FIG. 10 is a block diagram of a computer system 1000 upon which the systems and methods for queuing data can be implemented. Computer system 1000 includes a bus 1001 or other communication mechanism for communicating information, and a processor 1002 coupled with bus 1001 for processing information. Computer system 1000 further comprises a random access memory (RAM) or other dynamic storage device 1004 (referred to as main memory), coupled to bus 1001 for storing information and instructions to be executed by processor 1002. Main memory 1004 can also be used for storing temporary variables or other intermediate information during execution of instructions by processor 1002. Computer system 1000 also comprises a read only memory (ROM) and/or other static storage device 1006 coupled to bus 1001 for storing static information and instructions for processor 1002. Data storage device 1007, for storing information and instructions, is connected to bus 1001.

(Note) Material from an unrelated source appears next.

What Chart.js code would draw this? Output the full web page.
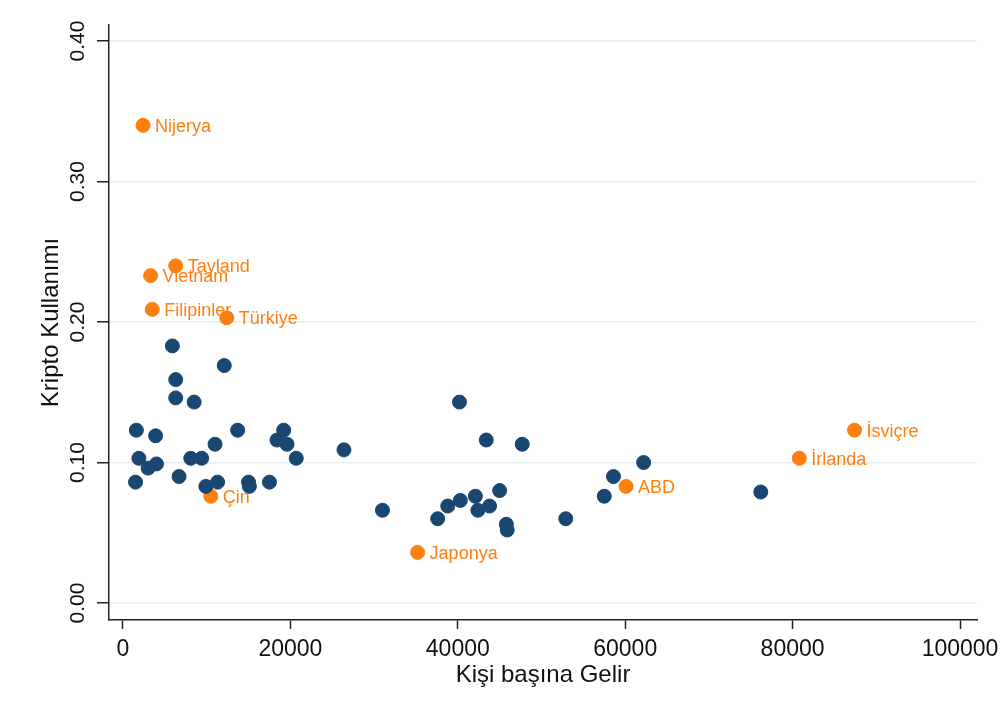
<!DOCTYPE html>
<html lang="tr">
<head>
<meta charset="utf-8">
<title>Kripto Kullanımı - Kişi başına Gelir</title>
<script src="https://cdn.jsdelivr.net/npm/chart.js@4/dist/chart.umd.min.js"></script>
<style>
  html, body { margin: 0; padding: 0; background: #fff; }
  #wrap { width: 1005px; height: 717px; }
</style>
</head>
<body>
<div id="wrap"><canvas id="chart" width="1005" height="717"></canvas></div>
<script>
// veri: kişi başına gelir (x) ve kripto kullanımı (y)
var otherIncome = [5900, 12100, 6300, 6300, 8500, 1600, 3900, 13700, 19200, 18400,
  19600, 11000, 26400, 20700, 1900, 4000, 3000, 8100, 9400, 6700,
  1500, 9900, 11300, 15000, 15100, 17500, 31000, 40200, 43400, 47700,
  45000, 42100, 40300, 38800, 42400, 43800, 37600, 45800, 45900, 52900,
  62200, 58600, 57500, 76200];
var otherUse = [0.183, 0.169, 0.159, 0.146, 0.143, 0.123, 0.119, 0.123, 0.123, 0.116,
  0.113, 0.113, 0.109, 0.103, 0.103, 0.099, 0.096, 0.103, 0.103, 0.090,
  0.086, 0.083, 0.086, 0.086, 0.083, 0.086, 0.066, 0.143, 0.116, 0.113,
  0.080, 0.076, 0.073, 0.069, 0.066, 0.069, 0.060, 0.056, 0.052, 0.060,
  0.100, 0.090, 0.076, 0.079];

var labelNames = ["Nijerya", "Tayland", "Vietnam", "Filipinler", "Türkiye",
  "Çin", "Japonya", "ABD", "İrlanda", "İsviçre"];
var labelIncome = [2400, 6300, 3300, 3500, 12400, 10500, 35200, 60100, 80800, 87400];
var labelUse = [0.340, 0.240, 0.233, 0.209, 0.203, 0.076, 0.036, 0.083, 0.103, 0.123];

var xTicks = [0, 20000, 40000, 60000, 80000, 100000];
var yTicks = [0, 0.1, 0.2, 0.3, 0.4];

var NAVY = "#1a476f";
var ORANGE = "#ff7f0e";
var FONT = "'Liberation Sans', Arial, sans-serif";

function toPoints(xs, ys) {
  return xs.map(function (x, i) {
    return { x: x, y: ys[i] };
  });
}

// ülke adlarını turuncu noktaların sağına yaz
var pointLabels = {
  id: "pointLabels",
  afterDatasetsDraw: function (chart) {
    var meta = chart.getDatasetMeta(1);
    var ctx = chart.ctx;
    ctx.save();
    ctx.font = "18px " + FONT;
    ctx.fillStyle = ORANGE;
    ctx.textAlign = "left";
    ctx.textBaseline = "alphabetic";
    meta.data.forEach(function (el, i) {
      ctx.fillText(labelNames[i], el.x + 12, el.y + 6.5);
    });
    ctx.restore();
  }
};

new Chart(document.getElementById("chart"), {
  type: "scatter",
  data: {
    datasets: [
      {
        data: toPoints(otherIncome, otherUse),
        backgroundColor: NAVY,
        borderColor: NAVY,
        borderWidth: 1,
        pointRadius: 7,
        pointHoverRadius: 7
      },
      {
        data: toPoints(labelIncome, labelUse),
        backgroundColor: ORANGE,
        borderColor: ORANGE,
        borderWidth: 1,
        pointRadius: 7,
        pointHoverRadius: 7
      }
    ]
  },
  options: {
    responsive: false,
    animation: false,
    layout: { padding: { top: 25, right: 28, left: 0, bottom: 0 } },
    plugins: {
      legend: { display: false },
      tooltip: { enabled: false }
    },
    scales: {
      x: {
        type: "linear",
        min: -1670,
        max: 102030,
        afterBuildTicks: function (s) {
          s.ticks = xTicks.map(function (v) { return { value: v }; });
        },
        afterFit: function (s) {
          s.height = 97;
          s.paddingLeft = 0;
          s.paddingRight = 0;
        },
        border: { color: "#222", width: 1.5 },
        grid: {
          drawOnChartArea: false,
          tickLength: 9,
          tickColor: "#222",
          tickWidth: 1.5
        },
        ticks: {
          padding: 6.7,
          color: "#111",
          font: { family: FONT, size: 23 },
          maxRotation: 0,
          callback: function (v) { return String(v); }
        },
        title: {
          display: true,
          text: "Kişi başına Gelir",
          color: "#111",
          font: { family: FONT, size: 24 },
          padding: { top: 0, bottom: 27.6 }
        }
      },
      y: {
        type: "linear",
        min: -0.0121,
        max: 0.4114,
        afterBuildTicks: function (s) {
          s.ticks = yTicks.map(function (v) { return { value: v }; });
        },
        afterFit: function (s) {
          s.width = 109;
          s.paddingTop = 0;
          s.paddingBottom = 0;
        },
        border: { color: "#222", width: 1.5 },
        grid: {
          color: "#e4edf1",
          lineWidth: 1.5,
          tickLength: 12,
          tickColor: "#222",
          tickWidth: 1.5
        },
        ticks: {
          padding: -2,
          crossAlign: "center",
          minRotation: 90,
          maxRotation: 90,
          color: "#111",
          font: { family: FONT, size: 21 },
          callback: function (v) { return v.toFixed(2); }
        },
        title: {
          display: true,
          text: "Kripto Kullanımı",
          color: "#111",
          font: { family: FONT, size: 24 },
          padding: { top: 37, bottom: 0 }
        }
      }
    }
  },
  plugins: [pointLabels]
});
</script>
</body>
</html>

 A data storage device 1007 such as a magnetic disk or optical disk and its corresponding disk drive can be coupled to computer system 1000. Computer system 1000 can also be coupled via bus 1001 to a display device 1021, such as a cathode ray tube (CRT), for displaying information to a computer user. Computer system 1000 can further include a keyboard 1022 and a pointer control 1023, such as a mouse.
 The systems and methods for queuing data can be deployed on computer system 1000 in a stand-alone environment or in a client/server network having multiple computer systems 1000 connected over a local area network (LAN) or a wide area network (WAN). FIG. 11 is a simplified block diagram of a two-tiered client/server system upon which the systems and methods for queuing data can be deployed. Each of client computer systems 1105 can be connected to the database server via connectivity infrastructure that employs one or more LAN standard network protocols (i.e., Ethernet, FDDI, IEEE 802.11) and/or one or more public or private WAN standard networks (i.e., Frame Relay, ATM, DSL, T1) to connect to a database server running DBMS 1115 against data store 1120. DBMS 1115 can be, for example, an Oracle RDBMS such as ORACLE 9i. Data store 1120 can be, for example any data store or warehouse that is supported by DBMS 1115. The systems and methods for queuing data are scalable to any size, from simple stand-alone operations to distributed, enterprise-wide multi-terabyte applications.
 In one embodiment the system and methods for queuing data are performed by computer system 1000 in response to processor 1002 executing sequences of instructions contained in memory 1004. Such instructions can be read into memory 1004 from another computer-readable medium, such as data storage device 1007. Execution of the sequences of instructions contained in memory 1004 causes processor 1002 to perform the process steps of the methods described herein. In alternative embodiments, hardwired circuitry can be used in place of or in combination with software instructions to implement the present invention. Thus, the systems and methods for queuing data are not limited to any specific combination of hardware circuitry and software.
 The methods and systems for queuing data can be implemented as a direct improvement over existing systems and methods for OLTP, as described herein. However, the present invention also contemplates the enhancement of other DBMS subsystems and interfaces including, by way of example, necessary modifications to one or more proprietary procedural languages, such as Oracle PL/SQL, or code-level adjustments or add-ons to a proprietary or open-system architecture such as Java stored programs, needed to extend the functionality of the present invention. This and other similar code modifications may be necessary to a successful implementation and it is fully within the contemplation of the present invention that such modified or additional code be developed.